Vladimir Nabokov

NABOKV-L post 0025264, Sun, 6 Apr 2014 20:21:47 -0700

Subject
Re: RES: [NABOKV-L] Dr Krolik in Ada pupae and maggots
Date
Body
Dear Jansy,

No entomologist, moi, however, as I began to see a distinct pattern of murders on the part of our Ada, I could certainly imagine the possibility that those pupae were the her method of killing Krolik. Ada is knowledgeable in the area of botany and toxicology and could have put a living Krolik into a death-like state and left the maggots to finish him  off. If correct, it would suggest a pun on her name: yady ady (Ada's poisons).

Just the other day read of a legal suit against a local hospital (White Memorial) who apparently left a woman in a morgue freezer. The marks on her corpse when it was buried were not there when her family last saw her. They believe she may have waked and tried to escape.* Byvaet (it happens). Gogol (among others) feared it would happen to him.

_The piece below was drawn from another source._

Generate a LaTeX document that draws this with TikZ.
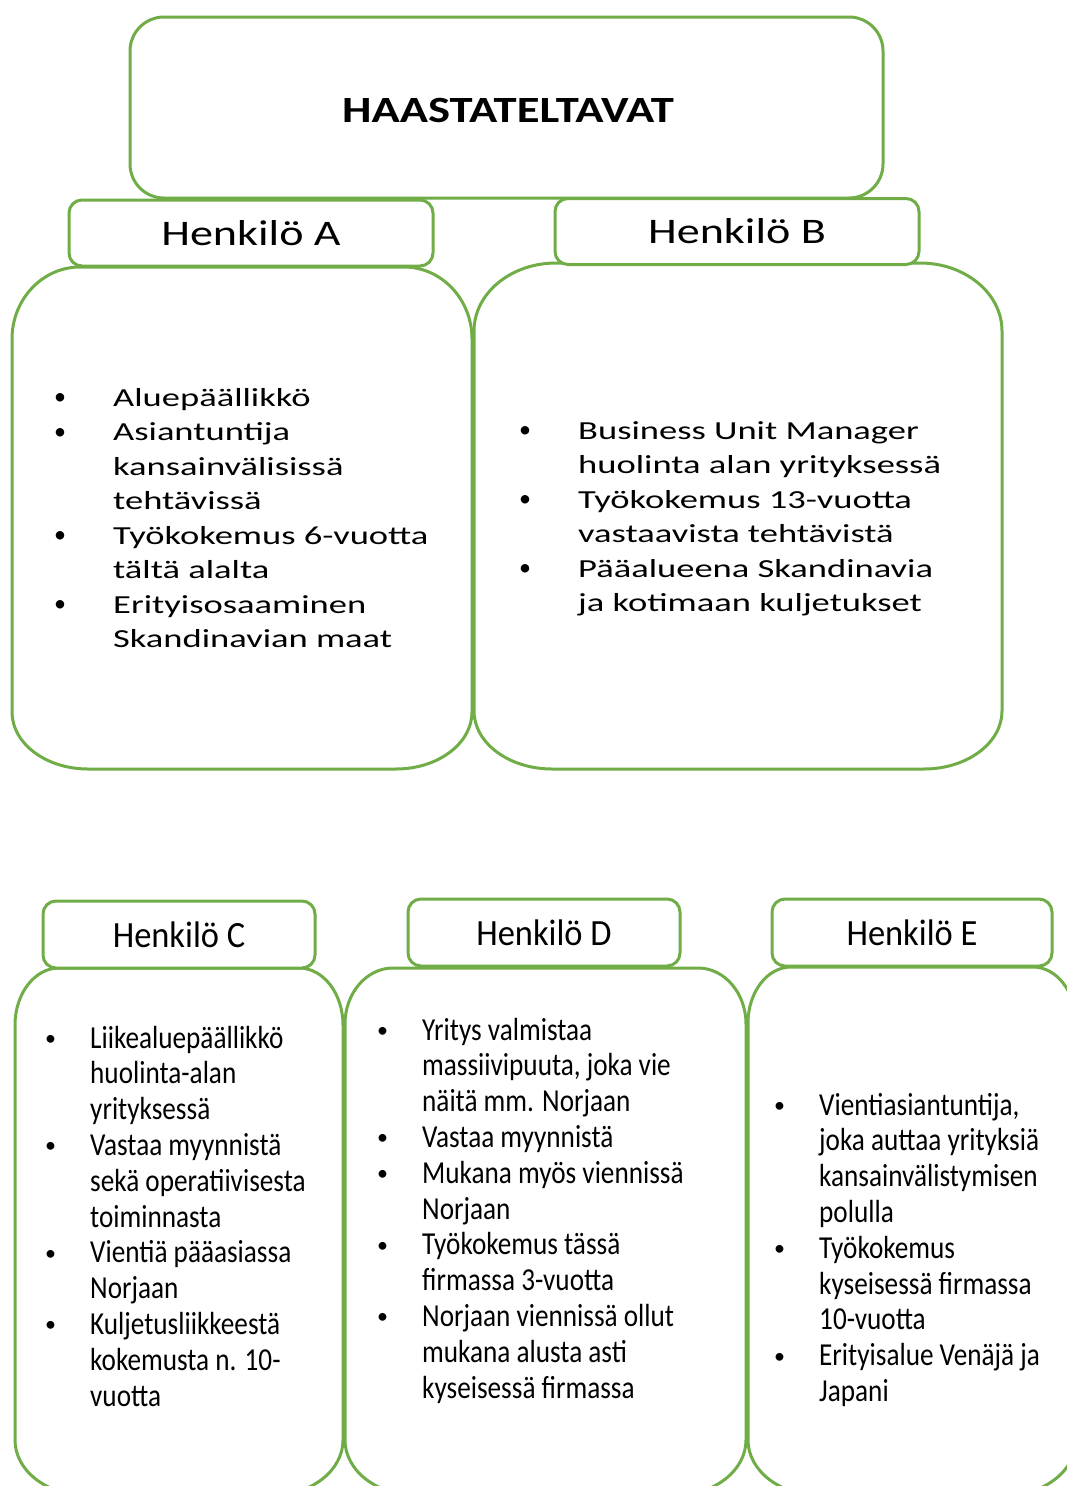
\documentclass[tikz,border=0pt]{standalone}
\usepackage{fontspec}
\setmainfont{Carlito}
\newfontfamily\titlef[FakeStretch=1.26]{Carlito}
\newfontfamily\headtop[FakeStretch=1.28]{Carlito}
\newfontfamily\bodytop[FakeStretch=1.405]{Carlito}
\newfontfamily\headbot[FakeStretch=0.93]{Carlito}
\newfontfamily\bodybot[FakeStretch=0.85]{Carlito}
\newfontfamily\bulf{Carlito}
\definecolor{grn}{HTML}{70AD47}
\tikzset{
  frame/.style={draw=grn, line width=3pt},
  titlebox/.style={frame, rounded corners=34pt, minimum width=753pt, minimum height=181pt, inner sep=0pt},
  tabtop/.style={frame, fill=white, rounded corners=13pt, minimum width=364pt, minimum height=66pt, inner sep=0pt, font={\fontsize{36}{40}\headtop}},
  tabbot/.style={frame, fill=white, rounded corners=13pt, minimum height=67pt, inner sep=0pt, font={\fontsize{37}{40}\headbot}},
  toptext/.style={anchor=base west, inner sep=0pt, font={\fontsize{26}{34.5}\bodytop}},
  bottext/.style={anchor=base west, inner sep=0pt, font={\fontsize{32}{35.8}\bodybot}},
}
% L T R B  top-rx top-ry bottom-rx bottom-ry
\newcommand\bulbpath[8]{%
  \draw[frame] ({#1},{#2+#6}) .. controls ({#1},{#2+0.448*#6}) and ({#1+0.448*#5},{#2}) .. ({#1+#5},{#2})
  -- ({#3-#5},{#2}) .. controls ({#3-0.448*#5},{#2}) and ({#3},{#2+0.448*#6}) .. ({#3},{#2+#6})
  -- ({#3},{#4-#8}) .. controls ({#3},{#4-0.448*#8}) and ({#3-0.448*#7},{#4}) .. ({#3-#7},{#4})
  -- ({#1+#7},{#4}) .. controls ({#1+0.448*#7},{#4}) and ({#1},{#4-0.448*#8}) .. ({#1},{#4-#8}) -- cycle;}
% bullet box: width, bullet size, raise
\newcommand\bl[3]{\makebox[#1][l]{\raisebox{#3}{\fontsize{#2}{#2}\bulf •}}}
\newcommand\bt{\bl{59pt}{24}{1.5pt}}
\newcommand\bb{\bl{45pt}{22}{2.5pt}}
\begin{document}
\begin{tikzpicture}[x=1pt,y=-1pt]
\useasboundingbox (0,0) rectangle (1067,1486);
\clip (0,0) rectangle (1067,1486);
\fill[white] (0,0) rectangle (1067,1486);

% title
\node[titlebox] (title) at (506.5,107.5) {};
\node[anchor=base, inner sep=0pt, font={\fontsize{37}{40}\titlef\bfseries}] (titletext) at (508,122) {HAASTATELTAVAT};

% upper bodies
\bulbpath{12}{267}{472}{769}{68}{72}{76}{57}
\bulbpath{474}{263}{1002}{769}{82}{68}{78}{58}

% lower bodies
\bulbpath{15}{968}{343}{1495}{44}{57}{70}{55}
\bulbpath{345}{968}{746}{1495}{48}{56}{70}{55}
\bulbpath{748}{967}{1076}{1495}{43}{56}{70}{55}

% tabs
\node[tabtop] (tabA) at (251,233) {Henkilö A};
\node[tabtop] (tabB) at (737,231.5) {Henkilö B};
\node[tabbot, minimum width=272pt] (tabC) at (179,934.5) {Henkilö C};
\node[tabbot, minimum width=272pt] (tabD) at (544,932.5) {Henkilö D};
\node[tabbot, minimum width=280pt] (tabE) at (912,932.5) {Henkilö E};

% texts
\node[toptext] (textA) at (54,406) {\begin{tabular}[t]{@{}l@{}l@{}}
\bt & Aluepäällikkö\\
\bt & Asiantuntija\\
 & kansainvälisissä\\
 & tehtävissä\\
\bt & Työkokemus 6-vuotta\\
 & tältä alalta\\
\bt & Erityisosaaminen\\
 & Skandinavian maat
\end{tabular}};

\node[toptext] (textB) at (519,439) {\begin{tabular}[t]{@{}l@{}l@{}}
\bt & Business Unit Manager\\
 & huolinta alan yrityksessä\\
\bt & Työkokemus 13-vuotta\\
 & vastaavista tehtävistä\\
\bt & Pääalueena Skandinavia\\
 & ja kotimaan kuljetukset
\end{tabular}};

\node[bottext] (textC) at (45,1048) {\begin{tabular}[t]{@{}l@{}l@{}}
\bb & Liikealuepäällikkö\\
 & huolinta-alan\\
 & yrityksessä\\
\bb & Vastaa myynnistä\\
 & sekä operatiivisesta\\
 & toiminnasta\\
\bb & Vientiä pääasiassa\\
 & Norjaan\\
\bb & Kuljetusliikkeestä\\
 & kokemusta n. 10-\\
 & vuotta
\end{tabular}};

\node[bottext] (textD) at (377,1040) {\begin{tabular}[t]{@{}l@{}l@{}}
\bb & Yritys valmistaa\\
 & massiivipuuta, joka vie\\
 & näitä mm. Norjaan\\
\bb & Vastaa myynnistä\\
\bb & Mukana myös viennissä\\
 & Norjaan\\
\bb & Työkokemus tässä\\
 & firmassa 3-vuotta\\
\bb & Norjaan viennissä ollut\\
 & mukana alusta asti\\
 & kyseisessä firmassa
\end{tabular}};

\node[bottext] (textE) at (774,1115) {\begin{tabular}[t]{@{}l@{}l@{}}
\bb & Vientiasiantuntija,\\
 & joka auttaa yrityksiä\\
 & kansainvälistymisen\\
 & polulla\\
\bb & Työkokemus\\
 & kyseisessä firmassa\\
 & 10-vuotta\\
\bb & Erityisalue Venäjä ja\\
 & Japani
\end{tabular}};
\end{tikzpicture}
\end{document}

*April 3, 2014, 9:55 a.m.The family of an 80-year-old woman is suing a Boyle Heights hospital after a pathologist determined that she was "frozen alive," "eventually woke up" and injured herself as she struggled unsuccessfully to escape, according to court records.
Maria de Jesus Arroyo, 80, was pronounced dead in July 2010 at White Memorial Medical Center in Boyle Heights after suffering a heart attack. When morticians received her body a few days later, they found her body facedown, with her nose broken and cuts and bruises to her face, injuries so severe they could not be covered up by makeup, according to court papers.


http://www.latimes.com/local/lanow/la-me-ln-lawsuit-woman-frozen-alive-hospital-died-20140403,0,605657.story#ixzz2yAOFNOkp

________________________________
From: Jansy Mello <jansy.mello@OUTLOOK.COM>
To: NABOKV-L@LISTSERV.UCSB.EDU
Sent: Sunday, April 6, 2014 1:45 PM
Subject: [NABOKV-L] RES: [NABOKV-L] Dr Krolik in Ada pupae and maggots



...after Dr Krolik died (in 1886) of a heart attack in his garden, she [Ada] had placed all her live pupae in his open coffin* where he lay, she said, as plump and pink as in vivo. (1.35)* As Boyd points out in his "Annotations," a roly-poly old Pole who feeds his maggots in peace is both Krolik and Polonius, a character in Hamlet (who is at supper "not where he eats, but where a' is eaten... we fat ourselves for maggots...").
 
C. Kunin: And he was in vivo according to my lights…
 
JM:Do butterfly pupae feed on carrion, like maggots do? Please, Carolyn, explain how you concluded that Dr.Krolik as still alive in his coffin. You made me extremely curious. Was you clue the comparison “as in vivo”?